Kadın olursun, ama hiç kendin olamazsın. Önce kocana sonra çocuklarına, sonra torunlarına vermek zorunda olduğun kadınlık, annelik, anneannelik vardır. İşte tüm bu kavramların arasında kadın kaybolur. Karnına bebeğin tohumu düştüğü an, kadın anne olur. Evlatsa karnındayken kanını yer, doğar büyür canını yer, ölür gidersin malını mülkünü yer. Anneliğin sınavı hiç bitmez.



28 Şubat’ta prömiyerini yapan “Aynada Kırılan Kadınlar” adında bir oyun izledim. Bir kadının içinde yaşadığı başka ikilemleri, çelişkileri, varlık çatışmasını, korkularını, kadın olmanın zorluğunu anlatıyordu. Çok güzel bir peri masalı gibiydi, ama bu peri masalı nasıl önce külkedisi olduğunu sonra da nasıl bu masalın içinde kaybolduğunu söylüyordu. Acıydı! Bu acının içinde hiç iyileşemeyecek yaralar vardı. Kadınların yaraları ağır olur, sürekli kanar, acır, hiç izi kalmaz, çünkü hiç kabuk bağlamaz. Sürekli kaşındığı için hep yarası açıktır, kanıyordur.

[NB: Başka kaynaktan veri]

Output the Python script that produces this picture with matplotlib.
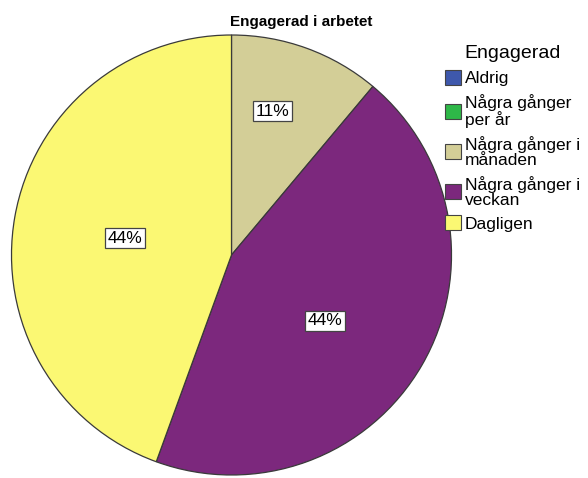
import matplotlib
matplotlib.use("Agg")
import matplotlib.pyplot as plt
import numpy as np
from matplotlib.patches import Patch

plt.rcParams["font.family"] = ["Liberation Sans", "DejaVu Sans"]

# Data: number of answers per category (Engagerad i arbetet)
categories = [
    "Aldrig",
    "Några gånger\nper år",
    "Några gånger i\nmånaden",
    "Några gånger i\nveckan",
    "Dagligen",
]
counts = [0, 0, 1, 4, 4]
colors = ["#3E58AC", "#2EB848", "#D3CE97", "#7C287D", "#FBF873"]

# radial position of each percent label (fraction of radius), per drawn slice
label_dist = {2: 0.68, 3: 0.52, 4: 0.49}
label_shift = {2: 4.0, 3: -5.0, 4: 1.0}  # degrees, small angular nudge

fig = plt.figure(figsize=(5.88, 4.78), dpi=100)
W, H = 588, 478
cx, cy, r = 231.5, 255.0, 220.0
ax = fig.add_axes([(cx - r) / W, (H - cy - r) / H, 2 * r / W, 2 * r / H])

shown = [i for i, c in enumerate(counts) if c > 0]
vals = [counts[i] for i in shown]
total = float(sum(vals))

wedges, _ = ax.pie(
    vals,
    colors=[colors[i] for i in shown],
    startangle=90,
    counterclock=False,
    radius=1.0,
    wedgeprops=dict(edgecolor="#3a3a3a", linewidth=0.9),
)

for w, i, v in zip(wedges, shown, vals):
    mid = np.deg2rad((w.theta1 + w.theta2) / 2 + label_shift.get(i, 0.0))
    d = label_dist.get(i, 0.55)
    ax.text(
        d * np.cos(mid),
        d * np.sin(mid),
        f"{100 * v / total:.0f}%",
        ha="center",
        va="center",
        fontsize=12.5,
        color="black",
        bbox=dict(boxstyle="square,pad=0.15", facecolor="white", edgecolor="#444444", lw=0.9),
    )

ax.set_xlim(-1, 1)
ax.set_ylim(-1, 1)
ax.set_aspect("equal")
ax.axis("off")

fig.text(301 / W, 1 - 22 / H, "Engagerad i arbetet", ha="center", va="center",
         fontsize=11, fontweight="bold")

handles = [Patch(facecolor=c, edgecolor="#444444", lw=0.8) for c in colors]
leg = fig.legend(
    handles,
    categories,
    loc="upper left",
    bbox_to_anchor=(445 / W, 1 - 45 / H),
    frameon=False,
    title="Engagerad",
    title_fontsize=14,
    fontsize=12.5,
    handlelength=0.95,
    handleheight=0.95,
    handletextpad=0.2,
    labelspacing=0.45,
    borderaxespad=0,
    borderpad=0,
)
for t in leg.get_texts():
    t.set_linespacing(1.0)

fig.savefig("out.png", dpi=100)
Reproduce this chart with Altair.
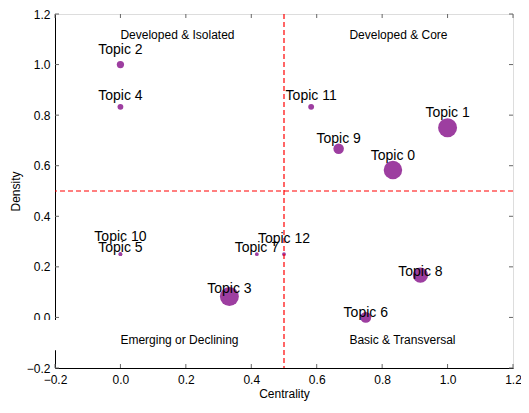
import altair as alt
import pandas as pd

# ---- data ----
topics = ["Topic 0", "Topic 1", "Topic 2", "Topic 3", "Topic 4", "Topic 5", "Topic 6",
          "Topic 7", "Topic 8", "Topic 9", "Topic 10", "Topic 11", "Topic 12"]
centrality = [0.833, 1.0, 0.0, 0.333, 0.0, 0.0, 0.75, 0.417, 0.917, 0.667, 0.0, 0.583, 0.5]
density = [0.583, 0.75, 1.0, 0.083, 0.833, 0.25, 0.0, 0.25, 0.167, 0.667, 0.25, 0.833, 0.25]
weight = [35, 37, 5.4, 37, 3.5, 1.5, 12, 1.5, 24, 11.3, 1.5, 3.5, 1.5]
label_y = [0.624, 0.791, 1.040, 0.095, 0.858, 0.258, 0.002, 0.258, 0.165, 0.690, 0.301, 0.858, 0.293]

quad_text = ["Developed & Isolated", "Developed & Core", "Emerging or Declining", "Basic & Transversal"]
quad_x = [0.0, 0.7, 0.0, 0.7]
quad_y = [1.1, 1.1, -0.105, -0.105]

threshold = [0.5]
tick_values = [-0.2, 0.0, 0.2, 0.4, 0.6, 0.8, 1.0, 1.2]

W, H = 458, 354
FONT = "Liberation Sans"

df = pd.DataFrame({"topic": topics, "x": centrality, "y": density, "w": weight, "ly": label_y})
qdf = pd.DataFrame({"text": quad_text, "x": quad_x, "y": quad_y})
thr = pd.DataFrame({"v": threshold})
tdf = pd.DataFrame({"t": tick_values})
band = pd.DataFrame({"x": [-0.4], "x2": [0.45], "y": [-0.01], "y2": [-0.13]})

xs = alt.Scale(domain=[-0.2, 1.2], nice=False, zero=False)
ys = alt.Scale(domain=[-0.2, 1.2], nice=False, zero=False)

LBL = "format(datum.value, '.1f')"

xaxis = alt.Axis(values=tick_values, labelExpr=LBL, grid=False, ticks=False,
                 labelFont=FONT, labelFontSize=12, labelColor="black", labelPadding=6,
                 domainColor="black", title="Centrality", titleFont=FONT, titleFontSize=12,
                 titleFontWeight="normal", titleColor="black", titlePadding=3,
                 labelFlush=False, labelOverlap=False)
yaxis = alt.Axis(values=tick_values, labelExpr=LBL, grid=False, ticks=False,
                 labelFont=FONT, labelFontSize=12, labelColor="black", labelPadding=5,
                 domainColor="black", title="Density", titleFont=FONT, titleFontSize=12,
                 titleFontWeight="normal", titleColor="black", titlePadding=4,
                 labelFlush=False, labelOverlap=False)


def X(field):
    return alt.X(field, scale=xs, axis=xaxis)


def Y(field):
    return alt.Y(field, scale=ys, axis=yaxis)


points = alt.Chart(df).mark_circle(color="#9d3ea0", opacity=1).encode(
    x=X("x:Q"),
    y=Y("y:Q"),
    size=alt.Size("w:Q", scale=alt.Scale(domain=[0, 37], range=[0, 360]), legend=None),
)

band_layer = alt.Chart(band).mark_rect(color="white", clip=False).encode(
    x=X("x:Q"), x2="x2:Q",
    y=Y("y:Q"), y2="y2:Q",
)

vline = alt.Chart(thr).mark_rule(color="red", strokeDash=[5, 3], strokeWidth=1.2).encode(
    x=X("v:Q"))
hline = alt.Chart(thr).mark_rule(color="red", strokeDash=[5, 3], strokeWidth=1.2).encode(
    y=Y("v:Q"))

tick_style = dict(color="#666666", strokeWidth=1)
tb = alt.Chart(tdf).mark_rule(**tick_style).encode(
    x=X("t:Q"), y=alt.value(H), y2=alt.value(H - 4))
tt = alt.Chart(tdf).mark_rule(**tick_style).encode(
    x=X("t:Q"), y=alt.value(0), y2=alt.value(4))
tl = alt.Chart(tdf).mark_rule(**tick_style).encode(
    y=Y("t:Q"), x=alt.value(0), x2=alt.value(4))
tr = alt.Chart(tdf).mark_rule(**tick_style).encode(
    y=Y("t:Q"), x=alt.value(W), x2=alt.value(W - 4))

labels = alt.Chart(df).mark_text(font=FONT, fontSize=14, color="black",
                                 align="center", baseline="alphabetic").encode(
    x=X("x:Q"),
    y=Y("ly:Q"),
    text="topic:N",
)

quads = alt.Chart(qdf).mark_text(font=FONT, fontSize=12, color="black",
                                 align="left", baseline="alphabetic").encode(
    x=X("x:Q"),
    y=Y("y:Q"),
    text="text:N",
)

chart = alt.layer(points, band_layer, vline, hline, tb, tt, tl, tr, labels, quads).properties(
    width=W, height=H,
    autosize=alt.AutoSizeParams(type="none"),
    padding={"left": 47, "top": 6, "right": 8, "bottom": 37},
).configure_view(stroke="black", strokeWidth=1).configure(background="white")

chart.save("out.html", embed_options={"renderer": "svg", "actions": False})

Başak Akbay’ın, Miray Ankaoğlu’nun, Çiğdem Kiper’in, Şükran Çağman’ın, Boran Gencer’in oyuncu kadrosunda yer aldığı “Aynada Kırılan Kadınlar” oyununu özellikle 8 Mart Dünya Kadınlar Günü’ne bu kadar yaklaşmışken herkesin izlemesini tavsiye ediyorum. O kadar çok harala gürelenin içindeyiz ki, gün bittiğinde sanıyoruz ki sadece gün bitti, ama farkında olmadan ömür bitiyor. Nasıl saniyeler dakikalara, dakikalar saatlere, saatlere günlere dönüyorsa, nasıl dünya sürekli bir döngü içindeyse, biten günlerde biten ömürlere dönüyor.  Bir yerden başlamak istiyorsanız, içinizde gizlediğiniz kendinizle, o kadınları unutan kişiliğinizle gidin, bu oyunda yüzleşin. Nasıl bir kadın olunur ve nasıl bir kadın kaybolur...



Bazen göremediğimiz kadınların acılarını unuturuz ya, bizim için bir üçüncü sayfa haberinde okunmuş, 30 saniyelik “Ah! Canım, çok yazık olmuş!” deyip sayfanın magazin bölümüne geçeriz ya, işte o zaman görünmez olur aynada kırılan kadınlar.



Demek istiyorum, hatta bağırmak, haykırmak istiyorum “Bırakın kadınların aynası hiç kırılmasın! Morlukları kapatmak için bir araç olmasın! Ağlayan gözleriyle yüzleşmek için kendilerini göstermesin! Bırakın, acılara siluet olmasın!”